Bagian pengadaan barang dan jasa di lingkungan pemerintahan sejak lama terkenal sebagai sarang korupsi, kolusi, dan nepotisme. Kasus korupsi pengadaan simulator berkendara di Korps Lalu Lintas Polri merupakan bukti betapa kondisi tata kelola di bidang ini belum berubah.
Berbagai upaya menekan perilaku koruptif yang merusak moral dan menyengsarakan bangsa ini terus dilakukan. Di era reformasi, seiring berkembangnya teknologi informasi, diberlakukan sistem pengadaan barang/jasa secara elektronik (SPSE) dan layanan pengadaan barang/jasa secara elektronik (LPSE) atau e-proc.
Akan tetapi, di sana-sini ada saja kebocoran. Setelah pemenang lelang/tender diketahui, ada oknum yang menghubungi. ”Bapak kan sudah menang, ya mengerti saja,” ujar Dede Mariana, Guru Besar Ilmu Politik Universitas Padjadjaran, Bandung, Jawa Barat, yang sering mendapat laporan proses itu.
Karena itu, di lingkungan Pemerintah Provinsi Jabar, untuk memperkuat upaya menekan peluang tindak korupsi, selain sistem e-proc, juga diterapkan whistleblowing system (WBS). Menurut Kepala Balai LPSE Provinsi Jabar Ika Mardiah, WBS adalah sistem pengaduan menggunakan aplikasi berbasis web yang dapat dimanfaatkan whistleblower.
Whistleblower
WBS merupakan bagian dari upaya mewujudkan tata kelola pemerintahan yang baik, bersih, dan transparan. Sistem ini muncul dari Inpres No 17 Tahun 2011 tentang Aksi Pencegahan dan Pemberantasan Korupsi.
Penerapan WBS tentunya perlu peran aktif semua elemen sehingga keinginan menghadirkan tata kelola pemerintahan yang baik, bersih, dan transparan dapat terwujud.

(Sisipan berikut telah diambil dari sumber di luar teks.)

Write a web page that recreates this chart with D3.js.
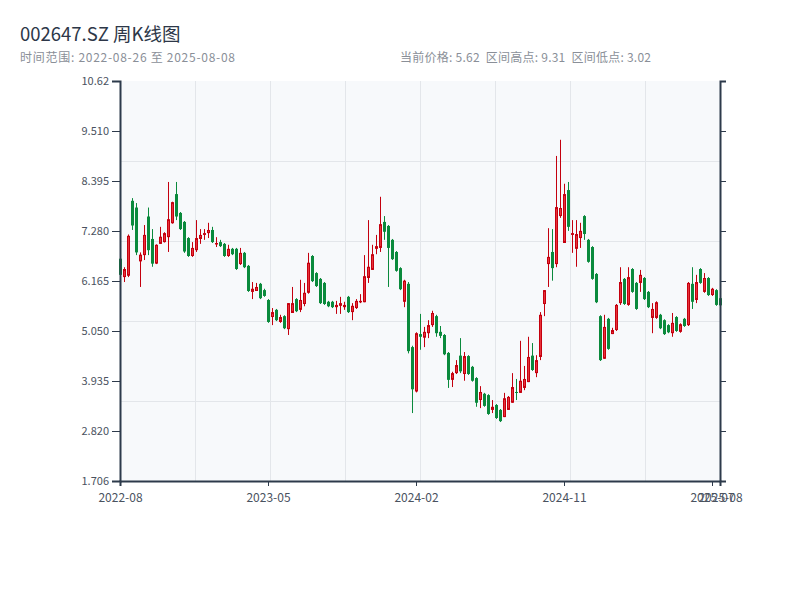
<!DOCTYPE html>
<html>
<head>
<meta charset="utf-8">
<script src="https://cdn.jsdelivr.net/npm/d3@7"></script>
<style>
  body { margin: 0; background: #fff; }
  text { font-family: "Noto Sans CJK SC", "Noto Sans", sans-serif; }
</style>
</head>
<body>
<div id="chart"></div>
<script>
// weekly candles, 002647.SZ
var dates = [
  '2022-08-26','2022-09-02','2022-09-09','2022-09-16','2022-09-23','2022-09-30','2022-10-14','2022-10-21','2022-10-28','2022-11-04',
  '2022-11-11','2022-11-18','2022-11-25','2022-12-02','2022-12-09','2022-12-16','2022-12-23','2022-12-30','2023-01-06','2023-01-13',
  '2023-01-20','2023-02-03','2023-02-10','2023-02-17','2023-02-24','2023-03-03','2023-03-10','2023-03-17','2023-03-24','2023-03-31',
  '2023-04-07','2023-04-14','2023-04-21','2023-04-28','2023-05-05','2023-05-12','2023-05-19','2023-05-26','2023-06-02','2023-06-09',
  '2023-06-16','2023-06-23','2023-06-30','2023-07-07','2023-07-14','2023-07-21','2023-07-28','2023-08-04','2023-08-11','2023-08-18',
  '2023-08-25','2023-09-01','2023-09-08','2023-09-15','2023-09-22','2023-09-28','2023-10-13','2023-10-20','2023-10-27','2023-11-03',
  '2023-11-10','2023-11-17','2023-11-24','2023-12-01','2023-12-08','2023-12-15','2023-12-22','2023-12-29','2024-01-05','2024-01-12',
  '2024-01-19','2024-01-26','2024-02-02','2024-02-08','2024-02-23','2024-03-01','2024-03-08','2024-03-15','2024-03-22','2024-03-29',
  '2024-04-03','2024-04-12','2024-04-19','2024-04-26','2024-04-30','2024-05-10','2024-05-17','2024-05-24','2024-05-31','2024-06-07',
  '2024-06-14','2024-06-21','2024-06-28','2024-07-05','2024-07-12','2024-07-19','2024-07-26','2024-08-02','2024-08-09','2024-08-16',
  '2024-08-23','2024-08-30','2024-09-06','2024-09-13','2024-09-20','2024-09-27','2024-09-30','2024-10-11','2024-10-18','2024-10-25',
  '2024-11-01','2024-11-08','2024-11-15','2024-11-22','2024-11-29','2024-12-06','2024-12-13','2024-12-20','2024-12-27','2025-01-03',
  '2025-01-10','2025-01-17','2025-01-24','2025-01-27','2025-02-07','2025-02-14','2025-02-21','2025-02-28','2025-03-07','2025-03-14',
  '2025-03-21','2025-03-28','2025-04-03','2025-04-11','2025-04-18','2025-04-25','2025-04-30','2025-05-09','2025-05-16','2025-05-23',
  '2025-05-30','2025-06-06','2025-06-13','2025-06-20','2025-06-27','2025-07-04','2025-07-11','2025-07-18','2025-07-25','2025-08-01',
  '2025-08-08'
];

var open = [
  6.66,6.25,6.28,7.95,7.80,6.60,6.74,7.60,7.10,6.55,
  6.99,7.03,7.14,7.45,8.10,7.68,7.48,7.12,6.72,6.85,
  7.10,7.19,7.23,7.30,6.99,7.03,6.99,6.72,6.88,6.88,
  6.54,6.79,6.50,5.92,5.94,6.10,5.96,5.74,5.36,5.52,
  5.25,5.38,5.09,5.45,5.76,5.52,5.65,5.90,6.72,6.34,
  6.21,6.12,5.70,5.70,5.58,5.61,5.58,5.81,5.47,5.56,
  5.69,5.69,6.23,6.41,6.88,6.90,7.48,7.39,7.08,6.81,
  6.45,5.70,6.10,4.69,3.70,4.98,4.90,5.00,5.18,5.38,
  5.03,4.96,4.56,3.96,4.11,4.50,4.09,4.49,4.25,4.00,
  3.51,3.65,3.62,3.29,3.40,3.29,3.13,3.29,3.45,3.69,
  3.67,3.78,3.91,4.50,4.11,4.47,5.65,6.54,6.81,6.54,
  7.61,7.01,8.19,7.19,6.88,7.12,7.61,7.08,6.92,6.32,
  5.38,4.43,5.32,4.98,5.07,5.67,6.21,5.63,6.43,6.12,
  6.12,6.23,5.92,5.34,5.34,5.41,5.29,5.18,5.00,5.36,
  5.03,5.32,5.18,6.10,5.74,6.43,5.92,6.23,5.85,5.96,
  5.78
];

var high = [
  6.70,6.47,7.20,8.01,7.90,6.80,7.41,7.80,7.32,6.98,
  7.37,7.25,8.37,7.93,8.37,7.70,7.50,7.14,7.03,7.52,
  7.32,7.32,7.46,7.37,7.14,7.08,7.01,6.97,6.90,6.90,
  6.90,6.81,6.52,6.14,6.12,6.12,5.99,5.76,5.56,5.54,
  5.41,5.40,5.67,6.03,5.78,6.19,6.12,6.79,6.74,6.36,
  6.23,6.14,5.72,5.72,5.72,5.81,5.70,5.83,5.67,5.76,
  5.87,6.74,7.52,6.97,7.19,8.04,7.61,7.41,7.10,6.83,
  6.47,6.19,6.14,4.72,5.02,5.43,5.14,5.29,5.50,5.41,
  5.16,4.98,4.58,4.14,4.40,4.89,4.58,4.51,4.27,4.02,
  3.82,3.67,3.64,3.51,3.42,3.31,3.67,3.60,4.11,3.98,
  4.83,4.27,4.92,4.78,4.51,5.47,5.96,7.34,7.32,8.95,
  9.31,8.33,8.37,7.52,7.52,7.46,7.63,7.10,6.94,6.34,
  5.40,5.41,5.34,5.12,5.65,6.47,6.23,6.47,6.45,6.14,
  6.41,6.25,5.94,5.67,5.71,5.43,5.31,5.20,5.45,5.38,
  5.22,5.34,6.14,6.47,6.30,6.45,6.34,6.25,6.01,5.98,
  5.83
];

var low = [
  6.25,6.14,6.25,7.30,6.74,6.03,6.63,6.74,6.48,6.54,
  6.99,7.02,6.81,7.44,7.52,7.30,6.79,6.70,6.70,6.81,
  6.99,7.08,7.12,7.01,6.92,6.92,6.70,6.70,6.74,6.41,
  6.52,6.45,5.92,5.76,5.94,5.76,5.81,5.23,5.18,5.27,
  5.23,5.09,4.96,5.45,5.47,5.47,5.60,5.88,6.14,6.03,
  5.65,5.63,5.58,5.56,5.43,5.43,5.52,5.45,5.29,5.54,
  5.67,5.69,6.12,6.41,6.76,6.81,7.08,6.03,6.63,6.37,
  5.96,5.58,4.55,3.22,3.68,4.63,4.69,4.89,5.14,4.92,
  4.89,4.51,3.78,3.80,4.09,4.11,3.94,4.07,3.92,3.36,
  3.33,3.36,3.18,3.22,3.09,3.02,3.13,3.29,3.45,3.51,
  3.67,3.73,3.91,4.16,4.02,4.40,5.38,6.03,6.17,6.47,
  7.57,7.01,7.28,6.79,6.48,6.90,7.08,6.57,6.19,5.67,
  4.38,4.43,4.63,4.98,5.05,5.63,5.63,5.61,5.90,5.52,
  5.92,5.74,5.56,5.00,5.32,5.09,4.96,5.00,4.92,5.03,
  5.01,5.14,5.16,5.54,5.67,6.10,5.90,5.83,5.83,5.61,
  5.55
];

var close = [
  6.30,6.43,7.17,7.40,6.80,6.75,7.19,6.85,6.55,6.97,
  7.15,7.23,7.54,7.92,7.60,7.32,6.82,6.72,6.90,7.12,
  7.19,7.23,7.30,7.03,7.01,6.94,6.72,6.88,6.76,6.43,
  6.79,6.47,5.94,5.99,6.03,5.78,5.83,5.25,5.47,5.29,
  5.36,5.11,5.67,5.67,5.49,5.74,5.90,6.57,6.16,6.05,
  5.67,5.65,5.60,5.58,5.63,5.67,5.63,5.47,5.61,5.72,
  5.72,6.27,6.48,6.76,6.94,7.43,7.26,6.90,6.65,6.39,
  5.98,6.17,4.60,3.75,5.00,4.92,5.03,5.18,5.45,5.00,
  4.94,4.53,3.96,4.11,4.29,4.15,4.49,4.09,3.94,3.45,
  3.69,3.38,3.20,3.36,3.11,3.04,3.55,3.58,3.80,3.67,
  3.94,3.98,4.47,4.18,4.40,5.41,5.96,6.70,6.45,7.81,
  7.79,8.10,7.37,7.23,7.21,7.28,7.21,6.59,6.21,5.69,
  4.40,5.14,4.65,5.07,5.63,6.14,5.65,6.25,5.92,5.54,
  6.30,5.76,5.58,5.54,5.69,5.11,4.98,5.02,5.23,5.05,
  5.20,5.16,6.12,5.70,6.14,6.12,6.23,5.85,5.99,5.63,
  5.62
];

var yTickLabels = ['1.706', '2.820', '3.935', '5.050', '6.165', '7.280', '8.395', '9.510', '10.62'];
var yMin = 1.706, yMax = 10.62;
var xTickIdx = [0, 37, 74, 111, 148, 150];

var data = dates.map(function(d, i) {
  return { date: d, o: open[i], h: high[i], l: low[i], c: close[i] };
});

var margin = { top: 81, right: 80, bottom: 119, left: 120 },
    width = 800 - margin.left - margin.right,
    height = 600 - margin.top - margin.bottom;

var svg = d3.select('#chart')
    .append('svg')
        .attr('width', 800)
        .attr('height', 600);

// header
svg.append('text')
    .attr('x', 20).attr('y', 41)
    .attr('font-size', '18.5px')
    .attr('fill', '#2d3748')
    .text('002647.SZ 周K线图');

svg.append('text')
    .attr('x', 20).attr('y', 62)
    .attr('font-size', '12px')
    .attr('fill', '#8a8f98')
    .attr('textLength', 215)
    .text('时间范围: 2022-08-26 至 2025-08-08');

svg.append('text')
    .attr('x', 400).attr('y', 62)
    .attr('font-size', '12px')
    .attr('fill', '#8a8f98')
    .attr('xml:space', 'preserve')
    .attr('textLength', 251)
    .text('当前价格: 5.62  区间高点: 9.31  区间低点: 3.02');

var g = svg.append('g')
    .attr('transform', 'translate(' + margin.left + ',' + margin.top + ')');

var x = d3.scalePoint()
    .domain(dates)
    .range([0, width]);

var y = d3.scaleLinear()
    .domain([yMin, yMax])
    .range([height, 0]);

// plot background
g.append('rect')
    .attr('width', width)
    .attr('height', height)
    .attr('fill', '#f7f9fb');

// grid lines
g.selectAll('.hgrid')
    .data(d3.range(1, 5))
    .enter().append('line')
    .attr('x1', 0).attr('x2', width)
    .attr('y1', k => Math.round(height * k / 5) + 0.5)
    .attr('y2', k => Math.round(height * k / 5) + 0.5)
    .attr('stroke', '#e3e6ea');

g.selectAll('.vgrid')
    .data(d3.range(1, 8))
    .enter().append('line')
    .attr('y1', 0).attr('y2', height)
    .attr('x1', k => Math.round(width * k / 8) + 0.5)
    .attr('x2', k => Math.round(width * k / 8) + 0.5)
    .attr('stroke', '#e3e6ea');

// candles (snapped to whole pixels so the 3px bodies stay crisp)
var upStroke = '#c4000e', upFill = '#e8323a', downColor = '#0a8a3c';

var cx = d => Math.round(x(d.date));

var candle = g.selectAll('.candle')
    .data(data)
    .enter().append('g');

candle.append('line')
    .attr('x1', d => cx(d) + 0.5)
    .attr('x2', d => cx(d) + 0.5)
    .attr('y1', d => y(d.h))
    .attr('y2', d => y(d.l))
    .attr('stroke', d => d.c >= d.o ? upStroke : downColor)
    .attr('stroke-width', 1);

// up: 2px rect + 1px stroke -> 3px outer with light core; down: solid 3px
candle.filter(d => d.c >= d.o).append('rect')
    .attr('x', d => cx(d) - 0.5)
    .attr('y', d => y(d.c) + 0.5)
    .attr('width', 2)
    .attr('height', d => Math.max(0.5, y(d.o) - y(d.c) - 1))
    .attr('fill', upFill)
    .attr('stroke', upStroke)
    .attr('stroke-width', 1);

candle.filter(d => d.c < d.o).append('rect')
    .attr('x', d => cx(d) - 1)
    .attr('y', d => y(d.o))
    .attr('width', 3)
    .attr('height', d => Math.max(1, y(d.c) - y(d.o)))
    .attr('fill', downColor);

// axes
var yTicks = d3.range(9).map(k => yMin + k * (yMax - yMin) / 8);

var yAxisCall = d3.axisLeft(y)
    .tickValues(yTicks)
    .tickSize(8)
    .tickPadding(3)
    .tickFormat((d, i) => yTickLabels[i]);
var yAxis = g.append('g').call(yAxisCall);

var yRight = g.append('g')
    .attr('transform', 'translate(' + width + ',0)')
    .call(d3.axisRight(y).tickValues(yTicks).tickSize(6).tickFormat(''));

var xAxisCall = d3.axisBottom(x)
    .tickValues(xTickIdx.map(i => dates[i]))
    .tickSize(5)
    .tickPadding(7)
    .tickFormat(d => d.slice(0, 7));
var xAxis = g.append('g')
    .attr('transform', 'translate(0,' + height + ')')
    .call(xAxisCall);

[yAxis, yRight, xAxis].forEach(a => {
    a.select('.domain').attr('stroke', '#2d3a4b').attr('stroke-width', 2);
    a.selectAll('.tick line').attr('stroke', '#2d3a4b');
    a.selectAll('.tick text')
        .attr('fill', '#4a5260')
        .attr('font-size', '11px')
        .attr('font-family', '"Noto Sans CJK SC", "Noto Sans", sans-serif');
});
xAxis.selectAll('.tick text').attr('font-size', '12px');
</script>
</body>
</html>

Kepala Lembaga Kebijakan Pengadaan Barang/Jasa Pemerintah Agus Suhardjo menyatakan, pihaknya menyediakan WBS melalui website www.lkpp.go.id. ”Kami mencontoh Komisi Pemberantasan Korupsi (KPK) yang berhasil dalam menyediakan pengaduan melalui website,” ujar Agus, Rabu (10/10) di Bandung.
Berdasarkan data dari Balai LPSE Jabar, jumlah paket lelang yang diproses secara elektronik (e-proc) menggunakan SPSE di berbagai kabupaten/kota semakin meningkat. Hal itu dibuktikan dengan 16 kabupaten/kota yang melaksanakan keseluruhan paket lelang melalui e-proc.

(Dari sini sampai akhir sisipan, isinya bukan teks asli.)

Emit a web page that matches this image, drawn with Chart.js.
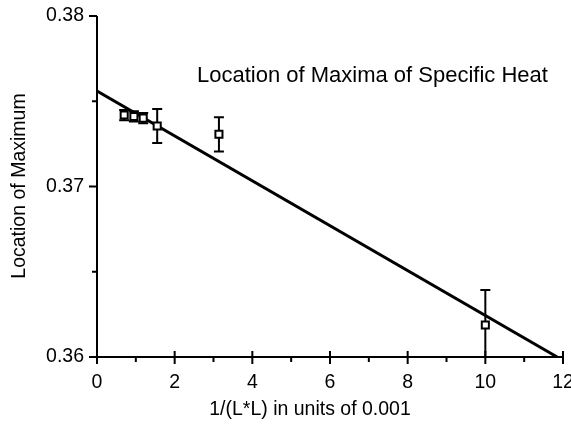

Hingga awal Oktober ini, paket lelang di LPSE Jabar mencapai 5.075 paket dengan pagu Rp 4,2 triliun. Jumlah paket yang telah selesai 4.486 paket senilai pagu Rp 3,8 triliun dengan nilai penawaran Rp 3,3 triliun. Dari proses lelang elektronik itu berhasil dilakukan efisiensi anggaran Rp 445 miliar (11,74 persen).